The finite game is to fix the price and find any fleet owner moving the freight. Brokers continue to do this and think why freight market is cyclical in nature ( eventually the number of fleet owners relatively reduce as they loose playing the finite game). And my spiel to anyone and everyone who might listen, play the infinite game.
As James says in the end of the book, “There is but one infinite game”.
Links that resonated
This week are two links connected to one another. You can ask help from anyone in the world by showcasing them you are a serious person and worth helping. The odds of getting help are higher when you do both.
One heuristic to remember is that help is about people before it is about projects. When you ask for help from someone, their helping your project is predicated on them wanting to help you. So, you should make it clear that you are someone worth helping. One of the strongest ways to show that you’re worth helping is to demonstrate that you are a serious person
It just seemed so obvious to me that a serious life is a life well-lived, and it’s always been weird to me how uncommon this perspective really is
Sign off
I have written how one should approach product building as a beat reporter. Collecting field reports till you build a theory, in the domain or market where product lives.

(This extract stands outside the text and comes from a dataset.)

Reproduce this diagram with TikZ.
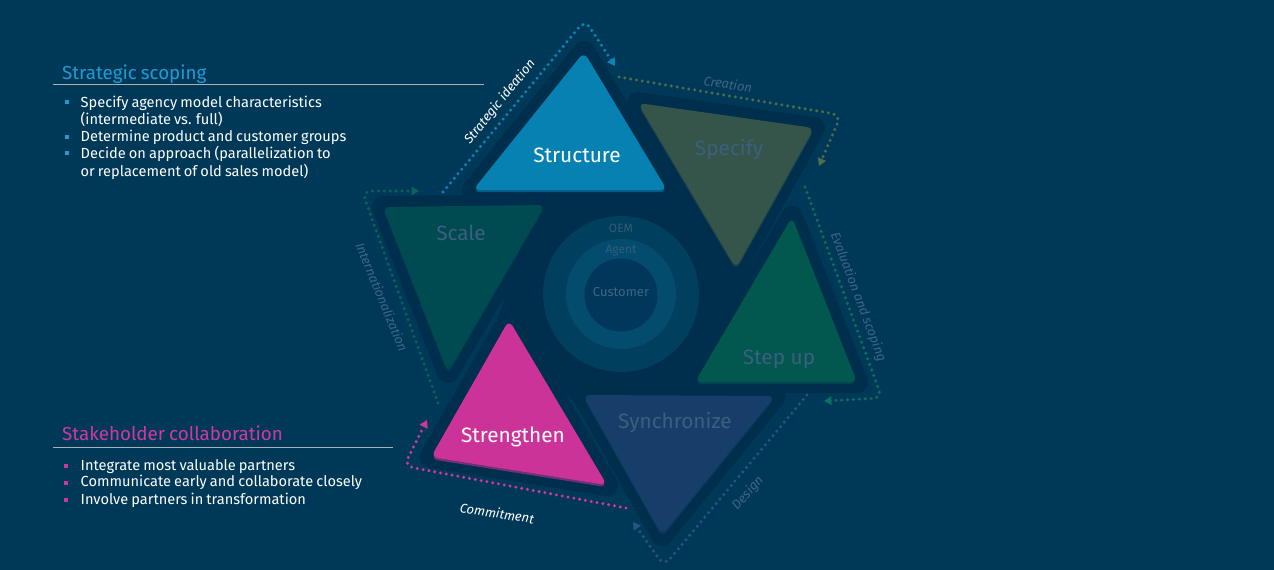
\documentclass[tikz,border=0pt]{standalone}
\usepackage{fontspec}
\setmainfont{Fira Sans}[WordSpace=0.8]
\newfontfamily\labelfont{Fira Sans}
\usetikzlibrary{arrows.meta}
\definecolor{bg}{HTML}{003958}
\definecolor{halo}{HTML}{002F4D}
\definecolor{cStructure}{HTML}{0780B2}
\definecolor{cSpecify}{HTML}{35554A}
\definecolor{cStepup}{HTML}{02574F}
\definecolor{cSync}{HTML}{163E69}
\definecolor{cStrength}{HTML}{CC3399}
\definecolor{cScale}{HTML}{004A52}
\definecolor{faded}{HTML}{3B5F7E}
\definecolor{pathtext}{HTML}{3E6684}
\definecolor{ringOuter}{HTML}{013F5F}
\definecolor{ringMid}{HTML}{034C6D}
\definecolor{ringInner}{HTML}{00375A}
\definecolor{scopeblue}{HTML}{1E9BD2}
\definecolor{cMag}{HTML}{D0399B}
\definecolor{rulegray}{HTML}{A8B0B8}
\definecolor{dStrat}{HTML}{0A84BA}
\definecolor{dCreat}{HTML}{506C48}
\definecolor{dEval}{HTML}{0A7060}
\definecolor{dDesign}{HTML}{2C5282}
\definecolor{dCommit}{HTML}{D0369C}
\definecolor{dIntl}{HTML}{0B625C}
\newcommand\mytri[4]{%
  \fill[#4!55!halo, rounded corners=7pt, transform canvas={yshift=-2.2pt}] (#1)--(#2)--(#3)--cycle;
  \fill[#4, rounded corners=7pt] (#1)--(#2)--(#3)--cycle;}
\newcommand\myhalo[3]{%
  \filldraw[halo, line width=22pt, line join=round] (#1)--(#2)--(#3)--cycle;}
\tikzset{
  titletext/.style={anchor=base west, inner sep=0pt, font=\fontsize{18.8}{21}\selectfont},
  itemtext/.style={anchor=base west, inner sep=0pt, text=white, font=\fontsize{14.6}{17}\selectfont},
  bul/.style={fill=#1, minimum size=3.8pt, inner sep=0pt},
  trilabel/.style={font=\labelfont\fontsize{20.8}{24}\selectfont},
  pathlabel/.style={font=\labelfont\itshape\fontsize{13}{15}\selectfont},
  dots/.style={line width=3.3pt, line cap=round, dash pattern=on 0pt off 5.9pt,
    rounded corners=9pt, -{Triangle[length=7.5pt,width=8.5pt]}},
  rulestyle/.style={rulegray, line width=0.8pt},
  ringlabel/.style={font=\labelfont\fontsize{12}{14}\selectfont},
}
\begin{document}
\begin{tikzpicture}[x=1pt,y=-1pt]
\fill[bg] (0,0) rectangle (1274,570);
\useasboundingbox (0,0) rectangle (1274,570);

% triangle corners
\coordinate (stA) at (584,52);  \coordinate (stB) at (667,190); \coordinate (stC) at (473,190);
\coordinate (spA) at (638,103); \coordinate (spB) at (814,128); \coordinate (spC) at (736,268);
\coordinate (suA) at (792,217); \coordinate (suB) at (857,382); \coordinate (suC) at (695,382);
\coordinate (syA) at (583,395); \coordinate (syB) at (775,396); \coordinate (syC) at (662,535);
\coordinate (sgA) at (509,320); \coordinate (sgB) at (607,485); \coordinate (sgC) at (431,457);
\coordinate (scA) at (383,207); \coordinate (scB) at (545,205); \coordinate (scC) at (448,372);

% dark halo
\myhalo{stA}{stB}{stC}
\myhalo{spA}{spB}{spC}
\myhalo{suA}{suB}{suC}
\myhalo{syA}{syB}{syC}
\myhalo{sgA}{sgB}{sgC}
\myhalo{scA}{scB}{scC}
\filldraw[halo, line width=22pt, line join=round] (scB)--(stB)--(spC)--(suC)--(syA)--(sgA)--cycle;

% rings
\node[circle, fill=ringOuter, minimum size=156pt, inner sep=0pt] (ring1) at (621,294) {};
\node[circle, fill=ringMid, minimum size=110pt, inner sep=0pt] (ring2) at (621,294) {};
\node[circle, fill=ringInner, minimum size=73pt, inner sep=0pt] (ring3) at (621,295) {};
\node[ringlabel, text=faded!85!ringOuter] (oem) at (621,228) {OEM};
\node[ringlabel, text=faded!85!ringMid] (agent) at (621,250.5) {Agent};
\node[font=\labelfont\fontsize{13}{15}\selectfont, text=pathtext] (cust) at (621,292) {Customer};

% triangles
\mytri{stA}{stB}{stC}{cStructure}
\mytri{spA}{spB}{spC}{cSpecify}
\mytri{suA}{suB}{suC}{cStepup}
\mytri{syA}{syB}{syC}{cSync}
\mytri{sgA}{sgB}{sgC}{cStrength}
\mytri{scA}{scB}{scC}{cScale}

\node[trilabel, text=white] (lStructure) at (577,155) {Structure};
\node[trilabel, text=faded] (lSpecify) at (729,150) {Specify};
\node[trilabel, text=faded] (lStepup) at (779,359) {Step up};
\node[trilabel, text=faded] (lSync) at (675,423) {Synchronize};
\node[trilabel, text=white] (lStrength) at (513,437) {Strengthen};
\node[trilabel, text=faded] (lScale) at (461,233) {Scale};

% dotted cycle paths
\coordinate (pS1) at (443,192); \coordinate (pS2) at (585,20);  \coordinate (pS3) at (615,66);
\coordinate (pC1) at (619,77);  \coordinate (pC2) at (841,115); \coordinate (pC3) at (819,166);
\coordinate (pE1) at (805,187); \coordinate (pE2) at (882,398); \coordinate (pE3) at (824,401);
\coordinate (pD1) at (807,395); \coordinate (pD2) at (664,566); \coordinate (pD3) at (633,522);
\coordinate (pM1) at (626,508); \coordinate (pM2) at (404,466); \coordinate (pM3) at (427,420);
\coordinate (pI1) at (438,403); \coordinate (pI2) at (362,191); \coordinate (pI3) at (419,191);
\draw[dots, dStrat]  (pS1) -- (pS2) -- (pS3);
\draw[dots, dCreat]  (pC1) -- (pC2) -- (pC3);
\draw[dots, dEval]   (pE1) -- (pE2) -- (pE3);
\draw[dots, dDesign] (pD1) -- (pD2) -- (pD3);
\draw[dots, dCommit] (pM1) -- (pM2) -- (pM3);
\draw[dots, dIntl]   (pI1) -- (pI2) -- (pI3);

\node[pathlabel, text=white, rotate=51] (lbStrat) at (500,102) {Strategic ideation};
\node[pathlabel, text=pathtext, rotate=-9] (lbCreat) at (728,84) {Creation};
\node[pathlabel, text=pathtext, rotate=-69.5] (lbEval) at (858,297) {Evaluation and scoping};
\node[pathlabel, text=pathtext, rotate=48] (lbDesign) at (748,493) {Design};
\node[pathlabel, text=white, rotate=-9] (lbCommit) at (497,513) {Commitment};
\node[pathlabel, text=pathtext, rotate=-67.6] (lbIntl) at (382,297) {Internationalization};

% left text: strategic scoping
\node[titletext, text=scopeblue] (ssTitle) at (62,79.3) {Strategic scoping};
\coordinate (ssR1) at (53,84.5); \coordinate (ssR2) at (484,84.5);
\draw[rulestyle] (ssR1) -- (ssR2);
\node[bul=scopeblue] (ssB1) at (66.6,102.3) {};
\node[bul=scopeblue] (ssB2) at (66.6,136.7) {};
\node[bul=scopeblue] (ssB3) at (66.6,153.3) {};
\node[itemtext] (ss1) at (80.5,107.3) {Specify agency model characteristics};
\node[itemtext] (ss2) at (80.5,124.3) {(intermediate vs. full)};
\node[itemtext] (ss3) at (80.5,141.7) {Determine product and customer groups};
\node[itemtext] (ss4) at (80.5,158.5) {Decide on approach (parallelization to};
\node[itemtext] (ss5) at (80.5,176) {or replacement of old sales model)};

% left text: stakeholder collaboration
\node[titletext, text=cMag] (scTitle) at (62,440) {Stakeholder collaboration};
\coordinate (scR1) at (53,447); \coordinate (scR2) at (393,447);
\draw[rulestyle] (scR1) -- (scR2);
\node[bul=cMag] (scB1) at (65.7,466) {};
\node[bul=cMag] (scB2) at (65.7,482.7) {};
\node[bul=cMag] (scB3) at (65.7,500.3) {};
\node[itemtext] (sc1) at (80.5,470) {Integrate most valuable partners};
\node[itemtext] (sc2) at (80.5,486.7) {Communicate early and collaborate closely};
\node[itemtext] (sc3) at (80.5,504.3) {Involve partners in transformation};
\end{tikzpicture}
\end{document}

Go to market messaging is a lot like standup comedy. You start with open mics as a preparation for your set, the audience laugh determines whether it landed well. You keep working on it till you get the perfect delivery and the loudest laugh.

The last 6 months of my life was trying to perform the same set (message) to prospects, customers and audiences of events. This issue is the written version of the message.
I hope you found this finite and infinite framing useful for your business decisions going forward.